#### RECORD SET

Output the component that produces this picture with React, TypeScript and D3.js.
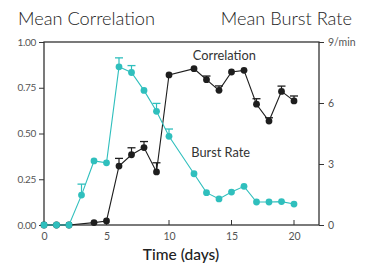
import React, { useEffect, useRef } from 'react';
import * as d3 from 'd3';

// correlation (left axis, 0..1)
const corrDays = [0, 1, 2, 4, 5, 6, 7, 8, 9, 10, 12, 13, 14, 15, 16, 17, 18, 19, 20];
const corrValues = [0, 0, 0, 0.013, 0.022, 0.322, 0.384, 0.423, 0.29, 0.82, 0.854, 0.794, 0.736, 0.836, 0.845, 0.66, 0.568, 0.73, 0.678];
const corrErrors = [0, 0, 0, 0, 0, 0.042, 0.038, 0.033, 0.05, 0, 0, 0.02, 0.024, 0, 0, 0.03, 0.018, 0.029, 0.027];

// burst rate (right axis, per min)
const burstDays = [0, 1, 2, 3, 4, 5, 6, 7, 8, 9, 10, 12, 13, 14, 15, 16, 17, 18, 19, 20];
const burstValues = [0, 0, 0, 1.47, 3.15, 3.06, 7.78, 7.5, 6.62, 5.59, 4.36, 2.52, 1.59, 1.28, 1.62, 1.9, 1.13, 1.13, 1.15, 1.03];
const burstErrors = [0, 0, 0, 0.54, 0, 0, 0.44, 0.34, 0, 0.39, 0.36, 0, 0, 0, 0, 0, 0, 0, 0, 0];

const xTicks = [0, 5, 10, 15, 20];
const leftTicks = [0, 0.25, 0.5, 0.75, 1];
const rightTicks = [0, 3, 6, 9];

const App: React.FC = () => {
  const svgRef = useRef<SVGSVGElement>(null);

  useEffect(() => {
    if (!svgRef.current) return;
    d3.select(svgRef.current).selectAll("*").remove();

    const width = 366;
    const height = 264;
    const margin = { top: 42, right: 47, bottom: 39, left: 44 };
    const innerWidth = width - margin.left - margin.right;
    const innerHeight = height - margin.top - margin.bottom;
    const font = "Lato, 'Open Sans', sans-serif";
    const cyan = "#2fbfbd";
    const dark = "#1e1e1e";
    const tickColor = "#555";

    const svg = d3.select(svgRef.current)
      .attr("width", width)
      .attr("height", height);

    const g = svg.append("g")
      .attr("transform", `translate(${margin.left},${margin.top})`);

    const xScale = d3.scaleLinear().domain([0, 22]).range([0, innerWidth]);
    const yLeft = d3.scaleLinear().domain([0, 1]).range([innerHeight, 0]);
    const yRight = d3.scaleLinear().domain([0, 9]).range([innerHeight, 0]);

    // Titles
    svg.append("text")
      .attr("x", 18)
      .attr("y", 25)
      .attr("font-family", font)
      .attr("font-size", "18.2px")
      .attr("font-weight", 300)
      .attr("fill", "#222")
      .text("Mean Correlation");

    svg.append("text")
      .attr("x", 352)
      .attr("y", 25)
      .attr("text-anchor", "end")
      .attr("font-family", font)
      .attr("font-size", "18.2px")
      .attr("font-weight", 300)
      .attr("fill", "#222")
      .text("Mean Burst Rate");

    // Frame
    g.append("rect")
      .attr("width", innerWidth)
      .attr("height", innerHeight)
      .attr("fill", "none")
      .attr("stroke", "#333")
      .attr("stroke-width", 1.3);

    // X axis (ticks pointing inward)
    const xAxis = g.append("g")
      .attr("transform", `translate(0,${innerHeight})`)
      .call(d3.axisBottom(xScale).tickValues(xTicks).tickSize(0).tickPadding(8).tickFormat(d => `${d}`));
    xAxis.select(".domain").remove();
    xAxis.selectAll("text")
      .attr("font-family", font)
      .attr("font-size", "10.5px")
      .attr("fill", tickColor);
    g.selectAll(".xtick")
      .data(xTicks.filter(d => d > 0))
      .enter()
      .append("line")
      .attr("x1", d => xScale(d))
      .attr("x2", d => xScale(d))
      .attr("y1", innerHeight)
      .attr("y2", innerHeight - 5)
      .attr("stroke", "#333");

    // Left axis
    const yAxisL = g.append("g")
      .call(d3.axisLeft(yLeft).tickValues(leftTicks).tickSize(5).tickPadding(3).tickFormat(d => d3.format(".2f")(d as number)));
    yAxisL.select(".domain").remove();
    yAxisL.selectAll("line").attr("stroke", "#333");
    yAxisL.selectAll("text")
      .attr("font-family", font)
      .attr("font-size", "10px")
      .attr("letter-spacing", "-0.3px")
      .attr("fill", tickColor);

    // Right axis
    const yAxisR = g.append("g")
      .attr("transform", `translate(${innerWidth},0)`)
      .call(d3.axisRight(yRight).tickValues(rightTicks).tickSize(5).tickPadding(4).tickFormat(d => d === 9 ? "9/min" : `${d}`));
    yAxisR.select(".domain").remove();
    yAxisR.selectAll("line").attr("stroke", "#333");
    yAxisR.selectAll("text")
      .attr("font-family", font)
      .attr("font-size", "10.5px")
      .attr("fill", tickColor);

    const corrData = corrDays.map((d, i) => ({ day: d, value: corrValues[i], err: corrErrors[i] }));
    const burstData = burstDays.map((d, i) => ({ day: d, value: burstValues[i], err: burstErrors[i] }));

    const drawSeries = (data: any[], y: d3.ScaleLinear<number, number>, color: string, width: number) => {
      const series = g.append("g");
      const bars = data.filter(d => d.err > 0);
      series.selectAll(".err")
        .data(bars)
        .enter()
        .append("line")
        .attr("x1", d => xScale(d.day))
        .attr("x2", d => xScale(d.day))
        .attr("y1", d => y(d.value))
        .attr("y2", d => y(d.value + d.err))
        .attr("stroke", color)
        .attr("stroke-width", 1.2);
      series.selectAll(".cap")
        .data(bars)
        .enter()
        .append("line")
        .attr("x1", d => xScale(d.day) - 4)
        .attr("x2", d => xScale(d.day) + 4)
        .attr("y1", d => y(d.value + d.err))
        .attr("y2", d => y(d.value + d.err))
        .attr("stroke", color)
        .attr("stroke-width", 1.3);

      const line = d3.line<any>()
        .x(d => xScale(d.day))
        .y(d => y(d.value));
      series.append("path")
        .datum(data)
        .attr("fill", "none")
        .attr("stroke", color)
        .attr("stroke-width", width)
        .attr("d", line);

      series.selectAll(".dot")
        .data(data)
        .enter()
        .append("circle")
        .attr("cx", d => xScale(d.day))
        .attr("cy", d => y(d.value))
        .attr("r", 3.4)
        .attr("fill", color);
    };

    drawSeries(corrData, yLeft, dark, 1.1);
    drawSeries(burstData, yRight, cyan, 1.1);

    // Series labels
    g.append("text")
      .attr("x", xScale(14.43))
      .attr("y", yLeft(0.9))
      .attr("text-anchor", "middle")
      .attr("font-family", font)
      .attr("font-size", "12.8px")
      .attr("fill", "#333")
      .text("Correlation");

    g.append("text")
      .attr("x", xScale(11.78))
      .attr("y", yRight(3.34))
      .attr("font-family", font)
      .attr("font-size", "12.8px")
      .attr("fill", "#333")
      .text("Burst Rate");

    // X axis label
    svg.append("text")
      .attr("x", 181)
      .attr("y", 260)
      .attr("text-anchor", "middle")
      .attr("font-family", font)
      .attr("font-size", "15.5px")
      .attr("font-weight", 500)
      .attr("fill", "#222")
      .text("Time (days)");
  }, []);

  return (
    <div style={{ position: 'absolute', left: 0, top: 0, background: '#fff' }}>
      <svg ref={svgRef} style={{ display: 'block' }}></svg>
    </div>
  );
};

export default App;
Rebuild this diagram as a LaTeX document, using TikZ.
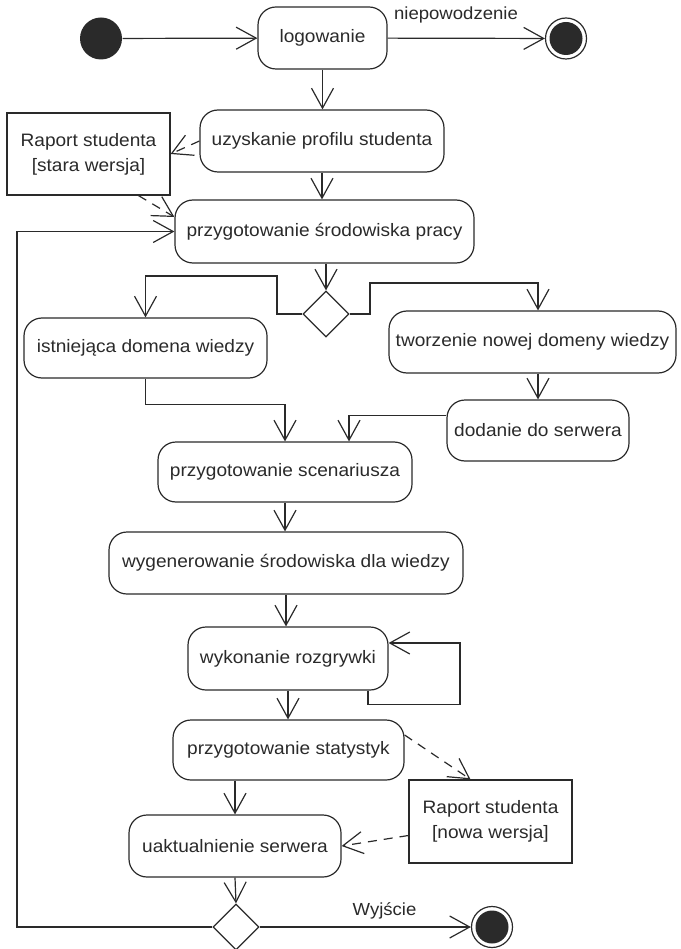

########

▸ WORK TO DO:
Please reproduce, word for word, every line from the first line of the records above through the line containing "import * as d3 from 'd3';", and leave out the pictures.

▸ RESULT:
Output the component that produces this picture with React, TypeScript and D3.js.
import React, { useEffect, useRef } from 'react';
import * as d3 from 'd3';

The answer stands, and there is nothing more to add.